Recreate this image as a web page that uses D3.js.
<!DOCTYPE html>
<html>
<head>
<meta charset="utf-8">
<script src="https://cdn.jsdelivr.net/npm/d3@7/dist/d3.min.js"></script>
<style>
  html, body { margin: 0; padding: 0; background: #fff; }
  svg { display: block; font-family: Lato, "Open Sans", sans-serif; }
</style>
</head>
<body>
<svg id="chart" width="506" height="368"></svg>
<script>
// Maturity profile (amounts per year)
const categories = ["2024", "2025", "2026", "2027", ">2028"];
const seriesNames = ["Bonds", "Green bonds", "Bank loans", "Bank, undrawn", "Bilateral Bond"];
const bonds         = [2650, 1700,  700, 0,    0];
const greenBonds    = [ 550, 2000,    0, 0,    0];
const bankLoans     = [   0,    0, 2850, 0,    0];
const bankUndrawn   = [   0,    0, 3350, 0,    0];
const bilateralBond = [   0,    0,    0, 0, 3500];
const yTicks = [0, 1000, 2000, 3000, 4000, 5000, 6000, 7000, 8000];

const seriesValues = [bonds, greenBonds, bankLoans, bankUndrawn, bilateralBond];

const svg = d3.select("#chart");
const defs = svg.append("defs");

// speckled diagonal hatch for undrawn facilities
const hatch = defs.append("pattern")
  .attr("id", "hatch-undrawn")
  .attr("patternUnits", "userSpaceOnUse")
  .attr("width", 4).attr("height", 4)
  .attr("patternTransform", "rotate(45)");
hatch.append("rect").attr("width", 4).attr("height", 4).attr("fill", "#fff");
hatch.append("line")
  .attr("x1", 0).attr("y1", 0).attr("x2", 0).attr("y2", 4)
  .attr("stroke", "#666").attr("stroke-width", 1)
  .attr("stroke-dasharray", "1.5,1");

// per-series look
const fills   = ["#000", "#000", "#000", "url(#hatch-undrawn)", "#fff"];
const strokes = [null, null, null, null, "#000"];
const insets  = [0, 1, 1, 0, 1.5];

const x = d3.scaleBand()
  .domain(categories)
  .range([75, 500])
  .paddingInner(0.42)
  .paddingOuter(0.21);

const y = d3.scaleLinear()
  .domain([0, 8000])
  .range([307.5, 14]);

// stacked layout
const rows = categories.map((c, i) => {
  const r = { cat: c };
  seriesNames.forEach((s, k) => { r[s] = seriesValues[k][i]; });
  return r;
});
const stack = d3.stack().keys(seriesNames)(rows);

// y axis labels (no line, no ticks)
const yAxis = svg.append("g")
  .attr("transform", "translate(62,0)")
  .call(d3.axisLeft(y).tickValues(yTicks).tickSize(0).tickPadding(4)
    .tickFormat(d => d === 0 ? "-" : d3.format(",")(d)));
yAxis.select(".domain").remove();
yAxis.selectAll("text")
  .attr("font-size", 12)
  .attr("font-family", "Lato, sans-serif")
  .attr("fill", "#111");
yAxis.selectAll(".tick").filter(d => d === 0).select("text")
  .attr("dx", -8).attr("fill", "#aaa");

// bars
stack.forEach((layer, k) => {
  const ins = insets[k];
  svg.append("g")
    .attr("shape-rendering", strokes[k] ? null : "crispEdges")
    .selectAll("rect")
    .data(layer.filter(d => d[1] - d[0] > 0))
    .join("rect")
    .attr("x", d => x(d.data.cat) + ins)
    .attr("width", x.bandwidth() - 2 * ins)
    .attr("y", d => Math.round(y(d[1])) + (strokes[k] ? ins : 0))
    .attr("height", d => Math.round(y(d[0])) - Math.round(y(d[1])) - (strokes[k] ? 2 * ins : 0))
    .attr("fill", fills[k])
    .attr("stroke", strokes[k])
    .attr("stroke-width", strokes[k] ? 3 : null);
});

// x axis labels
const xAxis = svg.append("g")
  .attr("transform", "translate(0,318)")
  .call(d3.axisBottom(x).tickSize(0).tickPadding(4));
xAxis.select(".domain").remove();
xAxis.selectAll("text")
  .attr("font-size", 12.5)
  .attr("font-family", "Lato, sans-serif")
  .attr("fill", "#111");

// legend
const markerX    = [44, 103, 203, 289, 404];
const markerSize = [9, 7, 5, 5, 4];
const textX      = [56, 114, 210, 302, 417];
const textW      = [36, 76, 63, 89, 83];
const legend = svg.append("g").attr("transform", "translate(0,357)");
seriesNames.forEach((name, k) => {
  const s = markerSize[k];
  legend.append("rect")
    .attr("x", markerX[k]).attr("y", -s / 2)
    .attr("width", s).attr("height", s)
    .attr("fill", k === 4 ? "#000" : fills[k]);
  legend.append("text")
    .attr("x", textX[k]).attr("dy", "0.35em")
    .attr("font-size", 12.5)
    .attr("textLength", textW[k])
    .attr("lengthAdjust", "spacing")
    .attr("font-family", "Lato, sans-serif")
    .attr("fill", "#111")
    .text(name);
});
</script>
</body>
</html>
────────────────
Goal of the exercise:
Hand back the material above in full, exactly as written.

Solution:
Recreate this image as a web page that uses D3.js.
<!DOCTYPE html>
<html>
<head>
<meta charset="utf-8">
<script src="https://cdn.jsdelivr.net/npm/d3@7/dist/d3.min.js"></script>
<style>
  html, body { margin: 0; padding: 0; background: #fff; }
  svg { display: block; font-family: Lato, "Open Sans", sans-serif; }
</style>
</head>
<body>
<svg id="chart" width="506" height="368"></svg>
<script>
// Maturity profile (amounts per year)
const categories = ["2024", "2025", "2026", "2027", ">2028"];
const seriesNames = ["Bonds", "Green bonds", "Bank loans", "Bank, undrawn", "Bilateral Bond"];
const bonds         = [2650, 1700,  700, 0,    0];
const greenBonds    = [ 550, 2000,    0, 0,    0];
const bankLoans     = [   0,    0, 2850, 0,    0];
const bankUndrawn   = [   0,    0, 3350, 0,    0];
const bilateralBond = [   0,    0,    0, 0, 3500];
const yTicks = [0, 1000, 2000, 3000, 4000, 5000, 6000, 7000, 8000];

const seriesValues = [bonds, greenBonds, bankLoans, bankUndrawn, bilateralBond];

const svg = d3.select("#chart");
const defs = svg.append("defs");

// speckled diagonal hatch for undrawn facilities
const hatch = defs.append("pattern")
  .attr("id", "hatch-undrawn")
  .attr("patternUnits", "userSpaceOnUse")
  .attr("width", 4).attr("height", 4)
  .attr("patternTransform", "rotate(45)");
hatch.append("rect").attr("width", 4).attr("height", 4).attr("fill", "#fff");
hatch.append("line")
  .attr("x1", 0).attr("y1", 0).attr("x2", 0).attr("y2", 4)
  .attr("stroke", "#666").attr("stroke-width", 1)
  .attr("stroke-dasharray", "1.5,1");

// per-series look
const fills   = ["#000", "#000", "#000", "url(#hatch-undrawn)", "#fff"];
const strokes = [null, null, null, null, "#000"];
const insets  = [0, 1, 1, 0, 1.5];

const x = d3.scaleBand()
  .domain(categories)
  .range([75, 500])
  .paddingInner(0.42)
  .paddingOuter(0.21);

const y = d3.scaleLinear()
  .domain([0, 8000])
  .range([307.5, 14]);

// stacked layout
const rows = categories.map((c, i) => {
  const r = { cat: c };
  seriesNames.forEach((s, k) => { r[s] = seriesValues[k][i]; });
  return r;
});
const stack = d3.stack().keys(seriesNames)(rows);

// y axis labels (no line, no ticks)
const yAxis = svg.append("g")
  .attr("transform", "translate(62,0)")
  .call(d3.axisLeft(y).tickValues(yTicks).tickSize(0).tickPadding(4)
    .tickFormat(d => d === 0 ? "-" : d3.format(",")(d)));
yAxis.select(".domain").remove();
yAxis.selectAll("text")
  .attr("font-size", 12)
  .attr("font-family", "Lato, sans-serif")
  .attr("fill", "#111");
yAxis.selectAll(".tick").filter(d => d === 0).select("text")
  .attr("dx", -8).attr("fill", "#aaa");

// bars
stack.forEach((layer, k) => {
  const ins = insets[k];
  svg.append("g")
    .attr("shape-rendering", strokes[k] ? null : "crispEdges")
    .selectAll("rect")
    .data(layer.filter(d => d[1] - d[0] > 0))
    .join("rect")
    .attr("x", d => x(d.data.cat) + ins)
    .attr("width", x.bandwidth() - 2 * ins)
    .attr("y", d => Math.round(y(d[1])) + (strokes[k] ? ins : 0))
    .attr("height", d => Math.round(y(d[0])) - Math.round(y(d[1])) - (strokes[k] ? 2 * ins : 0))
    .attr("fill", fills[k])
    .attr("stroke", strokes[k])
    .attr("stroke-width", strokes[k] ? 3 : null);
});

// x axis labels
const xAxis = svg.append("g")
  .attr("transform", "translate(0,318)")
  .call(d3.axisBottom(x).tickSize(0).tickPadding(4));
xAxis.select(".domain").remove();
xAxis.selectAll("text")
  .attr("font-size", 12.5)
  .attr("font-family", "Lato, sans-serif")
  .attr("fill", "#111");

// legend
const markerX    = [44, 103, 203, 289, 404];
const markerSize = [9, 7, 5, 5, 4];
const textX      = [56, 114, 210, 302, 417];
const textW      = [36, 76, 63, 89, 83];
const legend = svg.append("g").attr("transform", "translate(0,357)");
seriesNames.forEach((name, k) => {
  const s = markerSize[k];
  legend.append("rect")
    .attr("x", markerX[k]).attr("y", -s / 2)
    .attr("width", s).attr("height", s)
    .attr("fill", k === 4 ? "#000" : fills[k]);
  legend.append("text")
    .attr("x", textX[k]).attr("dy", "0.35em")
    .attr("font-size", 12.5)
    .attr("textLength", textW[k])
    .attr("lengthAdjust", "spacing")
    .attr("font-family", "Lato, sans-serif")
    .attr("fill", "#111")
    .text(name);
});
</script>
</body>
</html>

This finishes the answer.